Functions, Programs, Workers and the supervisor

Requirements

We want flexibility regarding parallelism, ideally the full spectrum of:

The output of a function is sent to another function running in a separate machine;
The output of a function is sent to another function running in the same machine but another process;
The output of a function is sent to another function running in the same process but another thread;
The output of a function is sent to another function running in the same thread, asynchronously;
The output of a function is sent to another function running in the same thread, synchronously.

In all these cases we want back-pressure in case of overcapacity.
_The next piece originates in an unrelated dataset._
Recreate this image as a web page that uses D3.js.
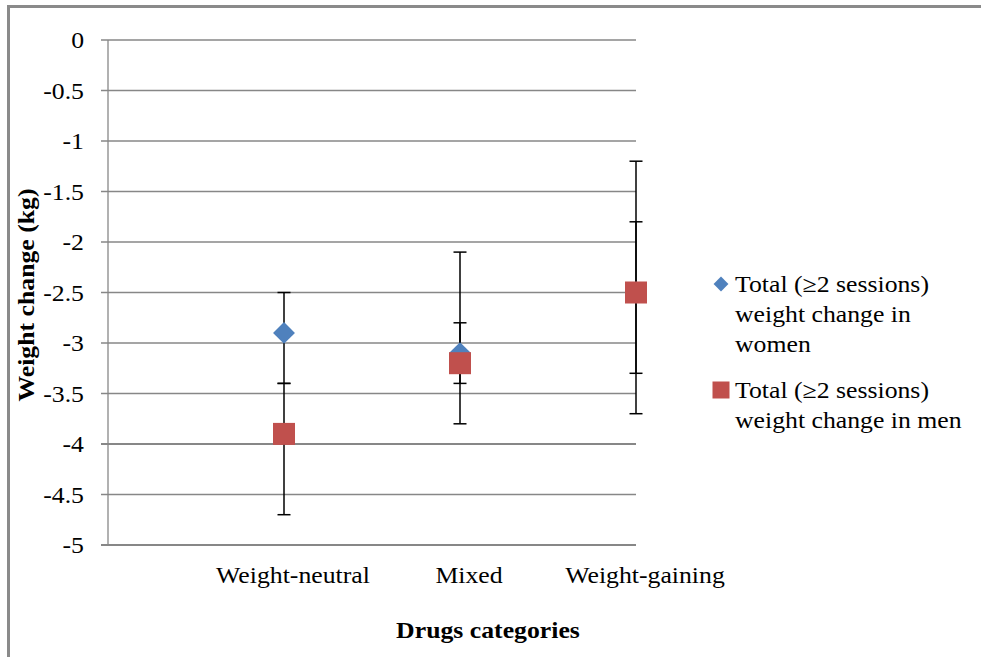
<!DOCTYPE html>
<html>
<head>
<meta charset="UTF-8">
<script src="https://d3js.org/d3.v7.min.js"></script>
<style>
  body { margin: 0; background: #fff; overflow: hidden; }
  text { font-family: "Liberation Serif", "Times New Roman", serif; fill: #000; }
</style>
</head>
<body>
<div id="chart"></div>
<script>
const categories = ["Weight-neutral", "Mixed", "Weight-gaining"];
const yTicks = [0, -0.5, -1, -1.5, -2, -2.5, -3, -3.5, -4, -4.5, -5];

const women = [-2.9, -3.1, -2.5];
const womenHigh = [-2.5, -2.8, -1.8];
const womenLow = [-3.4, -3.4, -3.3];

const men = [-3.9, -3.2, -2.5];
const menHigh = [-3.4, -2.1, -1.2];
const menLow = [-4.7, -3.8, -3.7];

const legendLabels = [
  ["Total (\u22652 sessions)", "weight change in", "women"],
  ["Total (\u22652 sessions)", "weight change in men"]
];

const W = 981, H = 657;
const SX = 1.12; // text runs a little wider than Liberation Serif
const blue = "#4F81BD", red = "#C0504D", grid = "#878787";

const svg = d3.select("#chart").append("svg")
  .attr("width", W).attr("height", H)
  .style("display", "block");

// outer frame (only left and top edges fall inside the picture)
svg.append("path")
  .attr("d", `M8.5,${H} V6.5 H${W}`)
  .attr("fill", "none").attr("stroke", "#8a8a8a").attr("stroke-width", 3);

const x = d3.scaleLinear().domain([0, 3]).range([108, 636]);
const y = d3.scaleLinear().domain([-5, 0]).range([545, 40]);

function label(g, txt, px, py, opts = {}) {
  const rot = opts.rotate || 0;
  return g.append("text")
    .attr("transform", `translate(${px},${py}) rotate(${rot}) scale(${SX},1)`)
    .attr("text-anchor", opts.anchor || "start")
    .style("font-size", (opts.size || 23) + "px")
    .style("font-weight", opts.bold ? "bold" : "normal")
    .text(txt);
}

// gridlines + y ticks
const gy = svg.append("g");
yTicks.forEach(t => {
  const thick = t === -5 || t === -4;
  gy.append("line")
    .attr("x1", 101).attr("x2", x(3))
    .attr("y1", y(t)).attr("y2", y(t))
    .attr("stroke", grid).attr("stroke-width", thick ? 2.2 : 1.3);
  label(gy, String(t), 84, y(t) + 8, { anchor: "end" });
});
gy.append("line")
  .attr("x1", x(0)).attr("x2", x(0))
  .attr("y1", y(0)).attr("y2", y(-5))
  .attr("stroke", grid).attr("stroke-width", 1.3);

// category labels
categories.forEach((c, i) => {
  label(svg, c, x(i + 1) + 9, 583, { anchor: "middle" });
});

// axis titles
label(svg, "Drugs categories", 488, 638, { anchor: "middle", bold: true, size: 23 });
label(svg, "Weight change (kg)", 34, 295, { anchor: "middle", bold: true, size: 23, rotate: -90 });

// error bars
const errs = [
  { high: womenHigh, low: womenLow },
  { high: menHigh, low: menLow }
];
const ge = svg.append("g").attr("stroke", "#000").attr("stroke-width", 1.5);
errs.forEach(e => {
  categories.forEach((c, i) => {
    const cx = x(i + 1);
    ge.append("line").attr("x1", cx).attr("x2", cx)
      .attr("y1", y(e.high[i])).attr("y2", y(e.low[i]));
    [e.high[i], e.low[i]].forEach(v => {
      ge.append("line").attr("x1", cx - 6.5).attr("x2", cx + 6.5)
        .attr("y1", y(v)).attr("y2", y(v));
    });
  });
});

// markers
svg.append("g").selectAll("path")
  .data(women)
  .join("path")
  .attr("d", d3.symbol().type(d3.symbolSquare).size(15.5 * 15.5))
  .attr("transform", (d, i) => `translate(${x(i + 1)},${y(d)}) rotate(45)`)
  .attr("fill", blue);

svg.append("g").selectAll("rect")
  .data(men)
  .join("rect")
  .attr("x", (d, i) => x(i + 1) - 11)
  .attr("y", d => y(d) - 11)
  .attr("width", 22).attr("height", 22)
  .attr("fill", red);

// legend
const lg = svg.append("g");
lg.append("path")
  .attr("d", d3.symbol().type(d3.symbolSquare).size(10.5 * 10.5))
  .attr("transform", "translate(721,284) rotate(45)")
  .attr("fill", blue);
legendLabels[0].forEach((t, j) => label(lg, t, 735, 292 + j * 30));

lg.append("rect")
  .attr("x", 712.5).attr("y", 381.5).attr("width", 17).attr("height", 17)
  .attr("fill", red);
legendLabels[1].forEach((t, j) => label(lg, t, 735, 398 + j * 30));
</script>
</body>
</html>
The first case is required to spread Ramen over several machines. The last is the fastest one possible as we could go as far as directly calling the next operation as we call a local function.

Individual ring buffers per function has been chosen as a communication mechanism as it suits all of the above with little or no adjustment.

Programs and Functions

Although a stream processor usually consists of a tree of continuous queries, we wanted to be able to express local loops, despite it makes type checking and compilation harder.

So Ramen has both the notion of functions, that are individual operations turning a given stream of input tuples into a stream of output, and programs, which are a set of functions that are compiled, ran and stopped altogether. Within a program, loops are allowed and functions can be defined in any order. This is quite similar to compiling a normal program.

For a compiled program to be able to run though, all of its parents (programs which output are used anywhere in the new program being run) must be running already. This check is a bit similar to the linking stage of process that's being loaded.

To sum it up, users write Ramen programs, that are composed of several functions, and then run them. Each of the functions have its own input, output and name, which is the name of the program itself followed by a slash followed by the name of the function.

For instance, here is a short program demoing many of Ramen's features:

-- Single line comments start with a double dash as in SQL
PARAMETERS max_response_time DEFAULT 1.5s
       AND time_step DEFAULT 1m;
  -- Parameters can be overridden when starting a program.
  -- "1.5s" and "1m" mean "1.5 second" and "1 minute".

DEFINE web_resp_times AS
  SELECT
    min start AS start,
    max stop AS stop,
      -- By default, any field named start/stop are the start and stop unix
      -- timestamps of the described event.
    hostname,
    stop - start AS response_time
  FROM services/web/http_logs
    -- services/web/http_logs is the name of the function http_logs that's
    -- part of another program named services/web
  WHERE ip_server IN 192.168.42.0/24
  GROUP BY hostname
  COMMIT WHEN in.start > group.start + time_step + 15s;
    -- Assuming all events start timestamps are soft-ordered with max 15s
    -- of jitter, we can commit a group when we receive an input which
    -- start time is later than the end of the group by 15s.

DEFINE alert_on_slow_resp_times AS
  FROM web_resp_times
  WHERE response_time > max_response_time
  NOTIFY "Slow Response";

Compilation

To compile the above example program, Ramen needs to be given the name of the program (or it will have to infer it from the file name) and also where to find the binary of the program services/web where it will find the output type of the function http_logs, that it needs in order to type-check this program. It could either look for them in the running configuration or from a given path in the file-system.

The result of the compilation is going to be a single binary executable that embeds the code for all individual functions, as well as a few additional entry points to print various information such as the output type of the functions.

The running configuration is then nothing but a text file that specifies which program is supposed to be running (with what values for the parameters). ramen run merely edits this file. ramen supervisor is a daemon that will spawn one instance of the compiled binary for every of its functions, and connect them with the required ringbuffers.

Each instance of a compiled binary implementing a particular function is called a worker. So in the above example two workers will be run, one for each of the functions, each with its own input ringbuffer.

The supervisor daemon will also kill the workers that are no longer needed (again, ramen kill merely edits the running configuration).